Microwave-Employed Sol–Gel Synthesis of Scheelite-Type Microcrystalline AgGd(MoO4)2:Yb3+/Ho3+ Upconversion Yellow Phosphors and Their Spectroscopic Properties

AgGd(MoO4)2:Ho3+/Yb3+ double molybdates with five concentrations of Ho3+ and Yb3+ were synthesized by the microwave employed sol–gel based process (MES), and the crystal structure variation, concentration effects, and spectroscopic characteristics were investigated. The crystal structures of AgGd1−x−yHoxYby(MoO4)2 (x = 0, 0.05; y = 0, 0.35, 0.4, 0.45, 0.5)at room temperature were determined in space group I41/a by Rietveld analysis.
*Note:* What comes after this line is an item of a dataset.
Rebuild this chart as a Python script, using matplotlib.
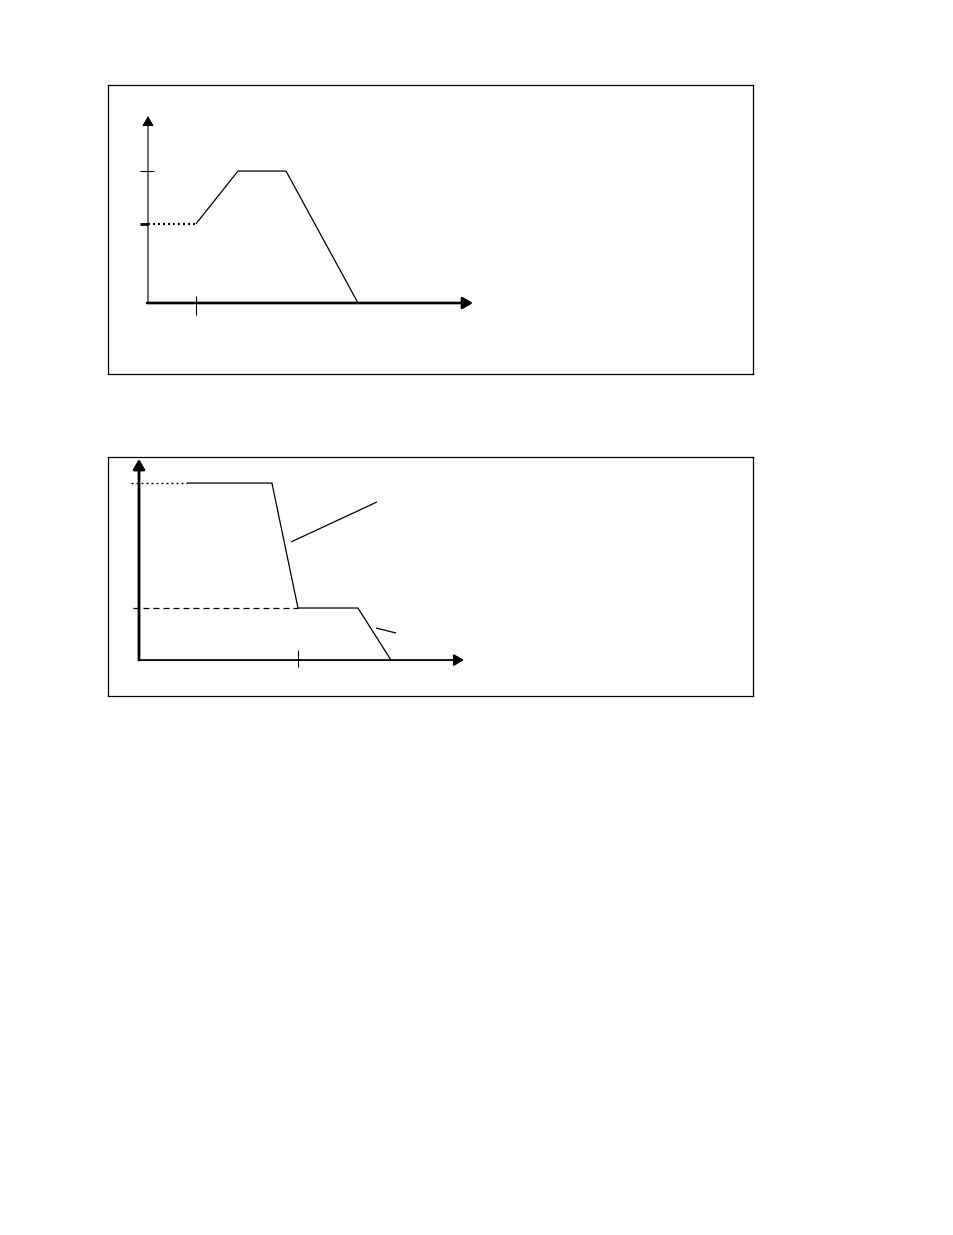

Pure AgGd(MoO4)2 has a scheelite-type structure with mixed occupations of (Ag,Gd) sites and cell parameters a = 5.24782 (11) and c = 11.5107 (3) Å, V = 317.002 (17) Å3, Z = 4. In doped samples, the sites are occupied by a mixture of (Ag,Gd,Ho,Yb) ions, which provides a linear cell volume decrease with the doping level increase. Under the excitation at 980 nm, AGM:0.05Ho,yYb phosphors exhibited a yellowish green emission composed of red and green emission bands according to the strong transitions 5F5 → 5I8 and 5S2/5F4 → 5I8 of Ho3+ ions. The evaluated photoluminescence and Raman spectroscopic results were discussed in detail. The upconversion intensity behavior dependent on the Yb/Ho ratio is explained in terms of the optimal number of Yb3+ ions at the characteristic energy transfer distance around the Ho3+ ion.